Dans un nouveau témoignage, Hempel explique plus en détail les manipulations. Le système est bien huilé, car les falsifications ne sont pas traçables en cas d’enquête et se justifient grâce au « joker » de l’erreur informatique. Le lendemain, soit 108 jours après les premières révélations, le juge luxembourgeois chargé de l’enquête va mener une perquisition à Clearstream avec l’aide de Hempel, mais elle arrive beaucoup trop tard.

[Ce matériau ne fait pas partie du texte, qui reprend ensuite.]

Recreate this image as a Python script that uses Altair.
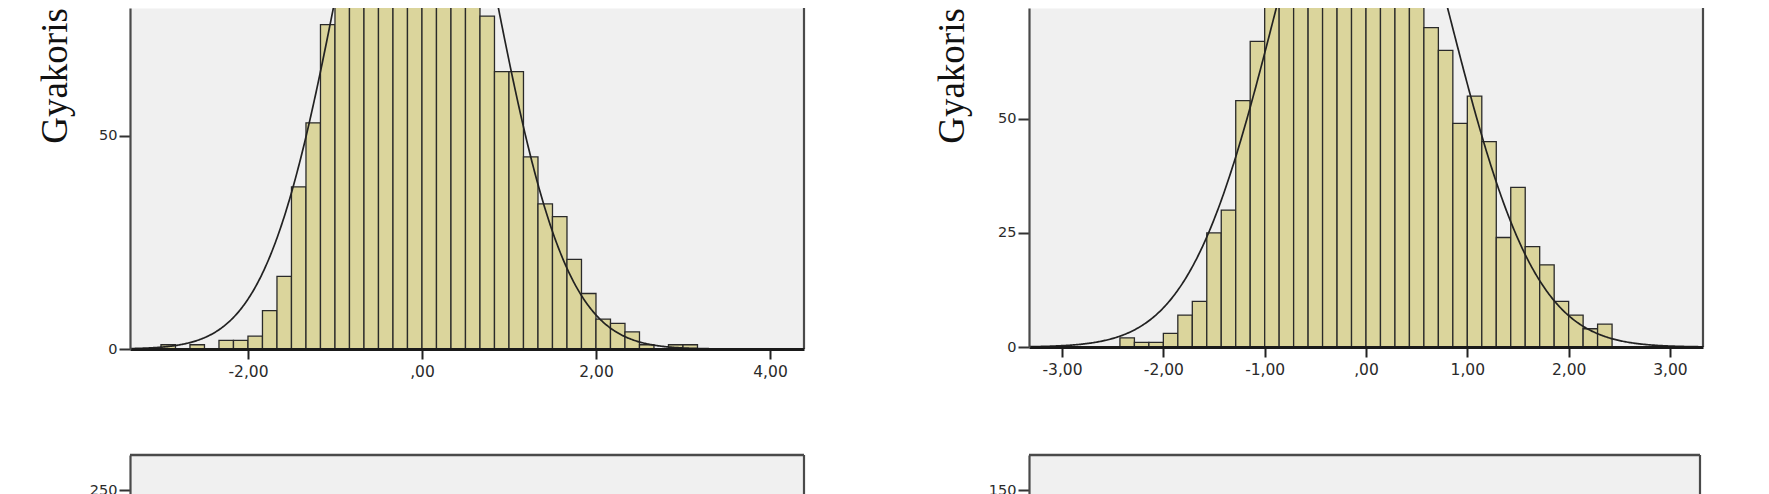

Des pressions sur Hempel vont être exercées. Il sera victime de harcèlement, de fouille de police et il lui sera interdit de parler aux journalistes. 21 jours après la perquisition, le procureur qui dirige l’enquête établie que leur qu’elle n’a pas permis de constater ni le scénario de manipulation systématique décrit par Beker, ni la non-intégration de comptes dans la comptabilité. L’enquête continuera sur des faits isolés, mais pas sur la qualification de blanchiment.

Denis Robert se procure un document de la chambre de commerce de Prague qui montre que parmi les actionnaires de la multinationale Daewoo, on retrouve Clearstream qui détient 10,26 % de capital. La réponse de Clearstream est alambiquée, mais démontre quelle utilise sont nom pour garder l’anonymat de son client.

Après le 11 septembre, de nombreuses révélations ont démontré les liens entre des banques, dont Clearstream, avec le financement du terrorisme international grâce à des listings. Richard Labeviere, rédacteur en chef de RFI, qui a enquêté sur le financement du terrorisme explique que si l’on devait sanctionner les banques qui opèrent des transactions avec le terrorisme, on risquerait de mettre en péril la finance mondiale. Dans un article de Courrier Internationnal, Ryszard Kapuscinsky — écrivain et journaliste polonais — écrivait : « Tout le monde sait que des centaines de banques dans les paradis fiscaux sont prêtes à blanchir n’importe quelle somme d’argent sale. Sans cette illégalité “légale”, sans l’assurance que tout peut fonctionner en dehors de tout contrôle, les attentats commis aux États-Unis n’auraient pas eu lieu. Sans l’existence d’une clandestinité globale, qui n’a ni nationalité, ni race, ni religion, cela ne pouvait pas se produire. »

Les listings de Clearstream ne révèlent pas que de l’argent propre : l’affaire Elf, le dictateur philippin Marcos, Paneurolife, etc. On est loin du discours de l’ancien PDG Andre Lussi qui affirmait qu’il n’acceptait pas tout le monde. Avec Clearstream on a à faire à l’« hyper-corruption » mondiale.

La commission parlementaire antie-blanchiment mené les députés du Parti socialiste Arnaud Montebourg et Vincent Peillon, rapporte qu’elle n’a pas eu les moyens de mener son enquête correctement, que le secteur bancaire est opaque. Elle a demandé au Luxembourg de réagir. Une tension diplomatique va apparaitre entre les deux pays voisins. Pour apaiser les esprits, Jacques Chirac nomme le premier ministre luxembourgeois officier de la Légion d’honneur.

« Les dirigeants des grands groupes se servent des banques et de leurs filiales dans les paradis fiscaux, qui elles-mêmes se servent d’outils non contrôlés comme Clearstream pour faire évadé des fonds. » Denis Robert.